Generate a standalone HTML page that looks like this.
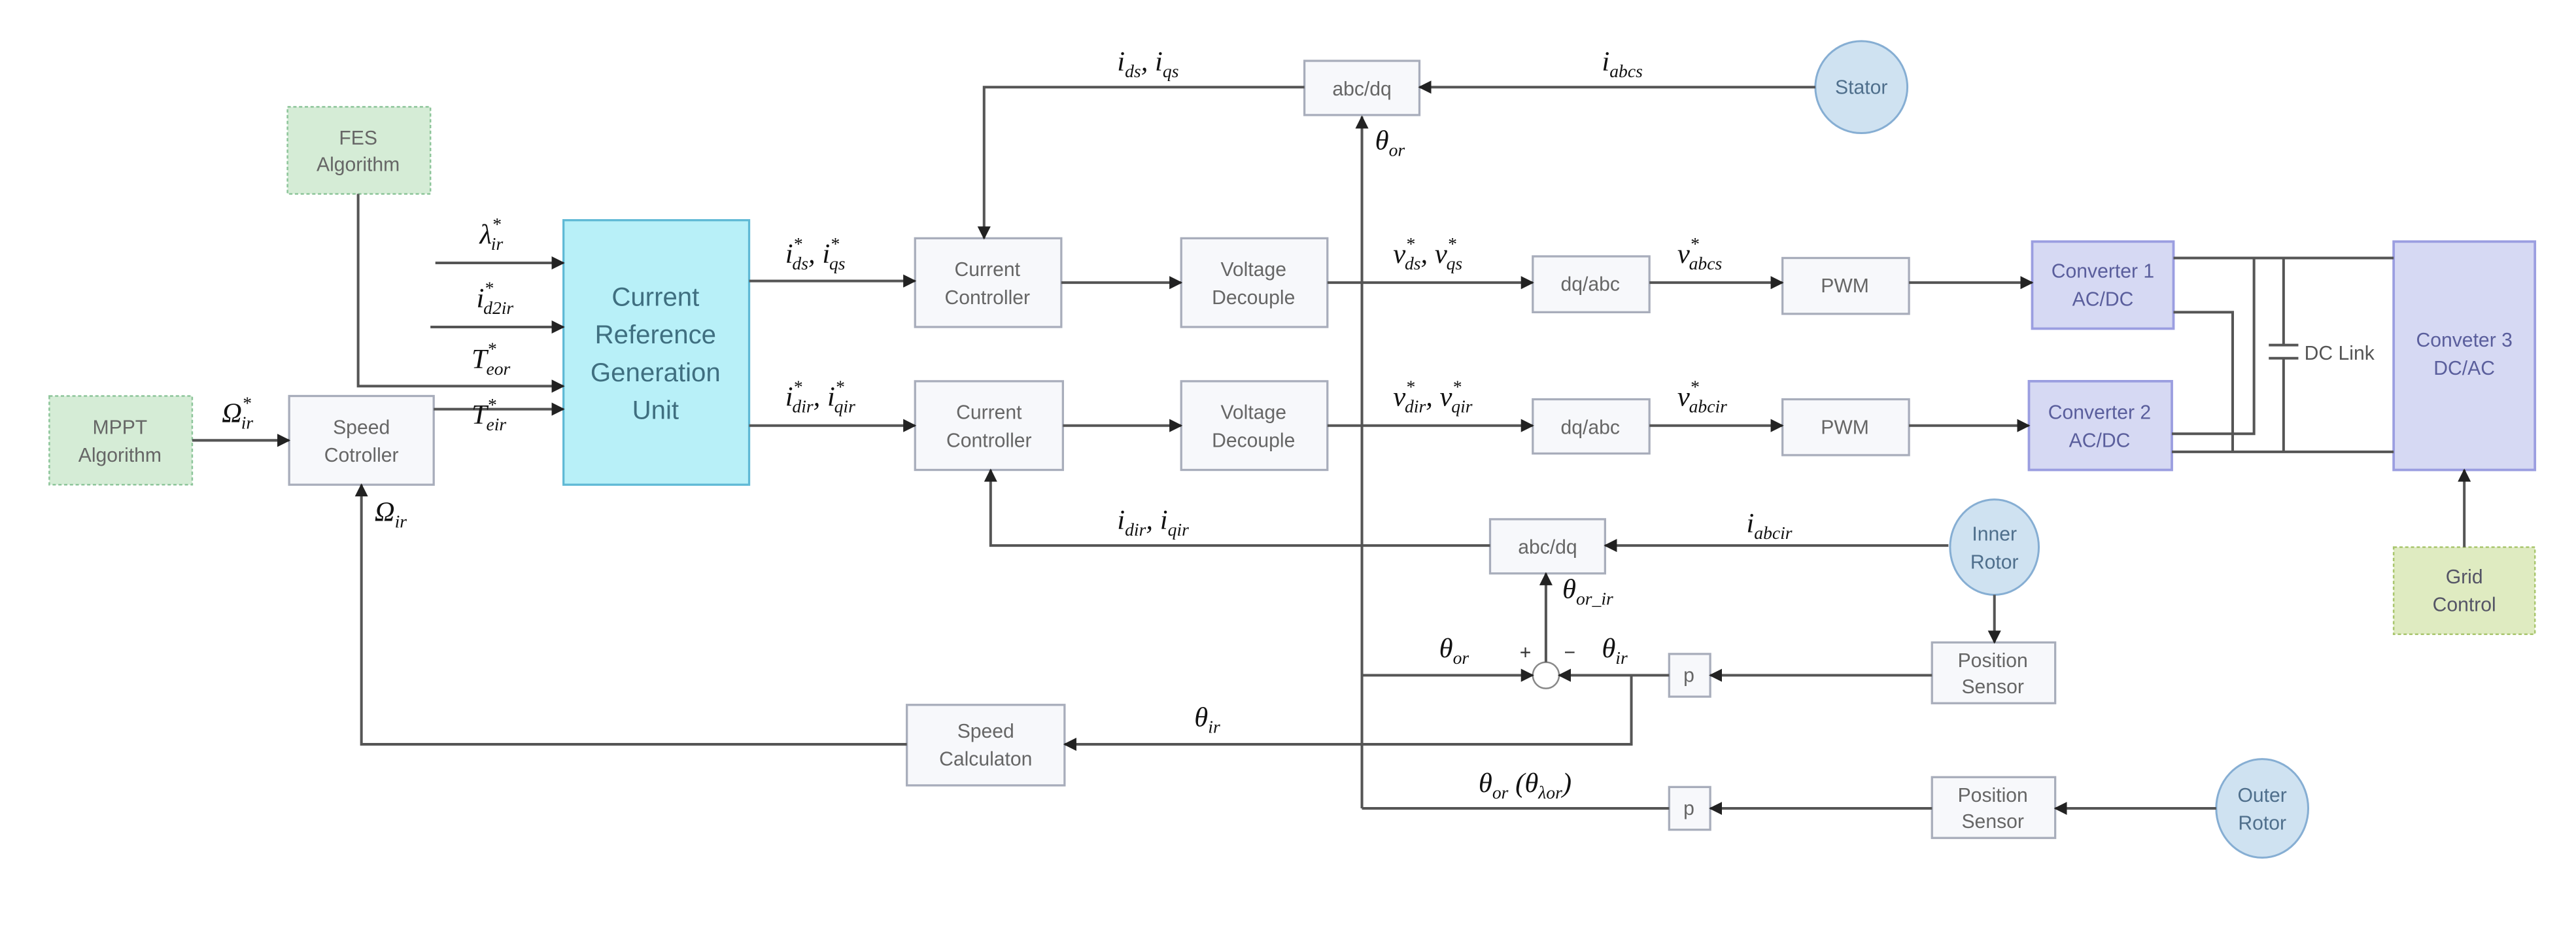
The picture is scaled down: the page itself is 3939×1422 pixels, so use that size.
<!DOCTYPE html>
<html><head><meta charset="utf-8"><style>
html,body{margin:0;padding:0;background:#fff}
svg{display:block}
.b{font-family:"Liberation Sans",sans-serif;font-size:12px;fill:#666;text-anchor:middle}
.m{font-family:"Liberation Serif",serif;font-style:italic;font-size:17px;fill:#111}
.s{font-size:11px}
.ln{stroke:#555;stroke-width:1.6;fill:none}
.bx{fill:#f7f8fb;stroke:#a8adbb;stroke-width:1.3}
</style></head><body>
<svg width="3939" height="1422" viewBox="0 0 1568 566" xmlns="http://www.w3.org/2000/svg">
<defs><marker id="a" viewBox="0 0 10 10" refX="9" refY="5" markerWidth="5" markerHeight="5" orient="auto"><path d="M0,0L10,5L0,10z" fill="#222"/></marker></defs>
<rect width="1568" height="566" fill="#fff"/>

<!-- boxes -->
<rect x="175" y="65" width="87" height="53" fill="#d5ecd6" stroke="#8dc59a" stroke-dasharray="2,1.5"/>
<text class="b" x="218" y="88">FES</text><text class="b" x="218" y="104">Algorithm</text>
<rect x="30" y="241" width="87" height="54" fill="#d5ecd6" stroke="#8dc59a" stroke-dasharray="2,1.5"/>
<text class="b" x="73" y="264">MPPT</text><text class="b" x="73" y="281">Algorithm</text>
<rect class="bx" x="176" y="241" width="88" height="54"/>
<text class="b" x="220" y="264">Speed</text><text class="b" x="220" y="281">Cotroller</text>
<rect x="343" y="134" width="113" height="161" fill="#b8f0f8" stroke="#5fb9d5" stroke-width="1.3"/>
<g style="font-family:'Liberation Sans',sans-serif;font-size:16px;fill:#3f6f80;text-anchor:middle">
<text x="399" y="186">Current</text><text x="399" y="209">Reference</text><text x="399" y="232">Generation</text><text x="399" y="255">Unit</text></g>

<rect class="bx" x="557" y="145" width="89" height="54"/><text class="b" x="601" y="168">Current</text><text class="b" x="601" y="185">Controller</text>
<rect class="bx" x="557" y="232" width="90" height="54"/><text class="b" x="602" y="255">Current</text><text class="b" x="602" y="272">Controller</text>
<rect class="bx" x="719" y="145" width="89" height="54"/><text class="b" x="763" y="168">Voltage</text><text class="b" x="763" y="185">Decouple</text>
<rect class="bx" x="719" y="232" width="89" height="54"/><text class="b" x="763" y="255">Voltage</text><text class="b" x="763" y="272">Decouple</text>
<rect class="bx" x="794" y="37" width="70" height="33"/><text class="b" x="829" y="58">abc/dq</text>
<rect class="bx" x="933" y="156" width="71" height="34"/><text class="b" x="968" y="177">dq/abc</text>
<rect class="bx" x="933" y="243" width="71" height="33"/><text class="b" x="968" y="264">dq/abc</text>
<rect class="bx" x="1085" y="157" width="77" height="34"/><text class="b" x="1123" y="178">PWM</text>
<rect class="bx" x="1085" y="243" width="77" height="34"/><text class="b" x="1123" y="264">PWM</text>
<rect class="bx" x="907" y="316" width="70" height="33"/><text class="b" x="942" y="337">abc/dq</text>
<rect class="bx" x="1176" y="391" width="75" height="37"/><text class="b" x="1213" y="406">Position</text><text class="b" x="1213" y="422">Sensor</text>
<rect class="bx" x="1176" y="473" width="75" height="37"/><text class="b" x="1213" y="488">Position</text><text class="b" x="1213" y="504">Sensor</text>
<rect class="bx" x="1016" y="398" width="25" height="26"/><text class="b" x="1028" y="415">p</text>
<rect class="bx" x="1016" y="479" width="25" height="26"/><text class="b" x="1028" y="496">p</text>
<rect class="bx" x="552" y="429" width="96" height="49"/><text class="b" x="600" y="449">Speed</text><text class="b" x="600" y="466">Calculaton</text>

<g fill="#d6d9f3" stroke="#9b9ee0" stroke-width="1.5">
<rect x="1237" y="147" width="86" height="53"/><rect x="1235" y="232" width="87" height="54"/><rect x="1457" y="147" width="86" height="139"/></g>
<g class="b" style="fill:#5a5e9c"><text x="1280" y="169">Converter 1</text><text x="1280" y="186">AC/DC</text>
<text x="1278" y="255">Converter 2</text><text x="1278" y="272">AC/DC</text>
<text x="1500" y="211">Conveter 3</text><text x="1500" y="228">DC/AC</text></g>
<rect x="1457" y="333" width="86" height="53" fill="#dfebc1" stroke="#a9c66e" stroke-dasharray="2,1.5"/>
<text class="b" x="1500" y="355" style="fill:#556">Grid</text><text class="b" x="1500" y="372" style="fill:#556">Control</text>

<g fill="#cfe2f1" stroke="#86aed3" stroke-width="1.2">
<circle cx="1133" cy="53" r="28"/><ellipse cx="1214" cy="333" rx="27" ry="29"/><ellipse cx="1377" cy="492" rx="28" ry="30"/></g>
<g class="b" style="fill:#4f6f8c"><text x="1133" y="57">Stator</text><text x="1214" y="329">Inner</text><text x="1214" y="346">Rotor</text>
<text x="1377" y="488">Outer</text><text x="1377" y="505">Rotor</text></g>
<circle cx="941" cy="411" r="8" fill="#fff" stroke="#888"/>

<!-- connectors -->
<g class="ln">
<path d="M265 160H343" marker-end="url(#a)"/>
<path d="M262 199H343" marker-end="url(#a)"/>
<path d="M218 118V235H343" marker-end="url(#a)"/>
<path d="M264 249H343" marker-end="url(#a)"/>
<path d="M117 268H176" marker-end="url(#a)"/>
<path d="M456 171H557" marker-end="url(#a)"/>
<path d="M456 259H557" marker-end="url(#a)"/>
<path d="M646 172H719" marker-end="url(#a)"/>
<path d="M647 259H719" marker-end="url(#a)"/>
<path d="M808 172H933" marker-end="url(#a)"/>
<path d="M808 259H933" marker-end="url(#a)"/>
<path d="M1004 172H1085" marker-end="url(#a)"/>
<path d="M1004 259H1085" marker-end="url(#a)"/>
<path d="M1162 172H1237" marker-end="url(#a)"/>
<path d="M1162 259H1235" marker-end="url(#a)"/>
<path d="M1105 53H864" marker-end="url(#a)"/>
<path d="M794 53H599V145" marker-end="url(#a)"/>
<path d="M829 492V71" marker-end="url(#a)"/>
<path d="M1186 332H977" marker-end="url(#a)"/>
<path d="M907 332H603V286" marker-end="url(#a)"/>
<path d="M1214 362V391" marker-end="url(#a)"/>
<path d="M1176 411H1041" marker-end="url(#a)"/>
<path d="M1016 411H949" marker-end="url(#a)"/>
<path d="M829 411H933" marker-end="url(#a)"/>
<path d="M941 403V349" marker-end="url(#a)"/>
<path d="M993 411V453H648" marker-end="url(#a)"/>
<path d="M552 453H220V295" marker-end="url(#a)"/>
<path d="M1349 492H1251" marker-end="url(#a)"/>
<path d="M1176 492H1041" marker-end="url(#a)"/>
<path d="M1016 492H829"/>
<path d="M1500 333V286" marker-end="url(#a)"/>
<path d="M1323 157H1457M1322 275H1457M1372 157V264H1322M1323 190H1359V275"/>
<path d="M1390 157V210M1390 218V275"/>
<path d="M1381 210H1399M1381 218H1399"/>
</g>
<text class="b" x="1424" y="219" style="fill:#555">DC Link</text>

<!-- math labels -->
<g class="m">
<text x="680" y="43">i<tspan class="s" dy="4">ds</tspan><tspan dy="-4">,   i</tspan><tspan class="s" dy="4">qs</tspan></text>
<text x="975" y="43">i<tspan class="s" dy="4">abcs</tspan></text>
<text x="837" y="91">θ<tspan class="s" dy="4">or</tspan></text>
<text x="292" y="148">λ<tspan class="s" dy="-8">*</tspan><tspan class="s" dx="-6" dy="12">ir</tspan></text>
<text x="290" y="187">i<tspan class="s" dy="-8">*</tspan><tspan class="s" dx="-6" dy="12">d2ir</tspan></text>
<text x="287" y="224">T<tspan class="s" dy="-8">*</tspan><tspan class="s" dx="-6" dy="12">eor</tspan></text>
<text x="287" y="258">T<tspan class="s" dy="-8">*</tspan><tspan class="s" dx="-6" dy="12">eir</tspan></text>
<text x="135" y="257">Ω<tspan class="s" dy="-8">*</tspan><tspan class="s" dx="-6" dy="12">ir</tspan></text>
<text x="228" y="317">Ω<tspan class="s" dy="4">ir</tspan></text>
<text x="478" y="160">i<tspan class="s" dy="-8">*</tspan><tspan class="s" dx="-6" dy="12">ds</tspan><tspan dy="-4">,  i</tspan><tspan class="s" dy="-8">*</tspan><tspan class="s" dx="-6" dy="12">qs</tspan></text>
<text x="478" y="247">i<tspan class="s" dy="-8">*</tspan><tspan class="s" dx="-6" dy="12">dir</tspan><tspan dy="-4">, i</tspan><tspan class="s" dy="-8">*</tspan><tspan class="s" dx="-6" dy="12">qir</tspan></text>
<text x="848" y="160">v<tspan class="s" dy="-8">*</tspan><tspan class="s" dx="-6" dy="12">ds</tspan><tspan dy="-4">,  v</tspan><tspan class="s" dy="-8">*</tspan><tspan class="s" dx="-6" dy="12">qs</tspan></text>
<text x="848" y="247">v<tspan class="s" dy="-8">*</tspan><tspan class="s" dx="-6" dy="12">dir</tspan><tspan dy="-4">, v</tspan><tspan class="s" dy="-8">*</tspan><tspan class="s" dx="-6" dy="12">qir</tspan></text>
<text x="1021" y="160">v<tspan class="s" dy="-8">*</tspan><tspan class="s" dx="-6" dy="12">abcs</tspan></text>
<text x="1021" y="247">v<tspan class="s" dy="-8">*</tspan><tspan class="s" dx="-6" dy="12">abcir</tspan></text>
<text x="680" y="322">i<tspan class="s" dy="4">dir</tspan><tspan dy="-4">,  i</tspan><tspan class="s" dy="4">qir</tspan></text>
<text x="1063" y="324">i<tspan class="s" dy="4">abcir</tspan></text>
<text x="951" y="364">θ<tspan class="s" dy="4">or_ir</tspan></text>
<text x="876" y="400">θ<tspan class="s" dy="4">or</tspan></text>
<text x="975" y="400">θ<tspan class="s" dy="4">ir</tspan></text>
<text x="727" y="442">θ<tspan class="s" dy="4">ir</tspan></text>
<text x="900" y="482">θ<tspan class="s" dy="4">or</tspan><tspan dy="-4"> (θ</tspan><tspan class="s" dy="4">λor</tspan><tspan dy="-4">)</tspan></text>
</g>
<text x="925" y="401" style="font-family:'Liberation Sans',sans-serif;font-size:12px;fill:#333">+</text>
<text x="952" y="401" style="font-family:'Liberation Sans',sans-serif;font-size:12px;fill:#333">−</text>
</svg>
</body></html>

┄┄┄┄┄┄

EXERCISE TASK: Copy out every line that includes the word "size".

EXERCISE OUTPUT:
The picture is scaled down: the page itself is 3939×1422 pixels, so use that size.
.b{font-family:"Liberation Sans",sans-serif;font-size:12px;fill:#666;text-anchor:middle}
.m{font-family:"Liberation Serif",serif;font-style:italic;font-size:17px;fill:#111}
.s{font-size:11px}
<g style="font-family:'Liberation Sans',sans-serif;font-size:16px;fill:#3f6f80;text-anchor:middle">
<text x="925" y="401" style="font-family:'Liberation Sans',sans-serif;font-size:12px;fill:#333">+</text>
<text x="952" y="401" style="font-family:'Liberation Sans',sans-serif;font-size:12px;fill:#333">−</text>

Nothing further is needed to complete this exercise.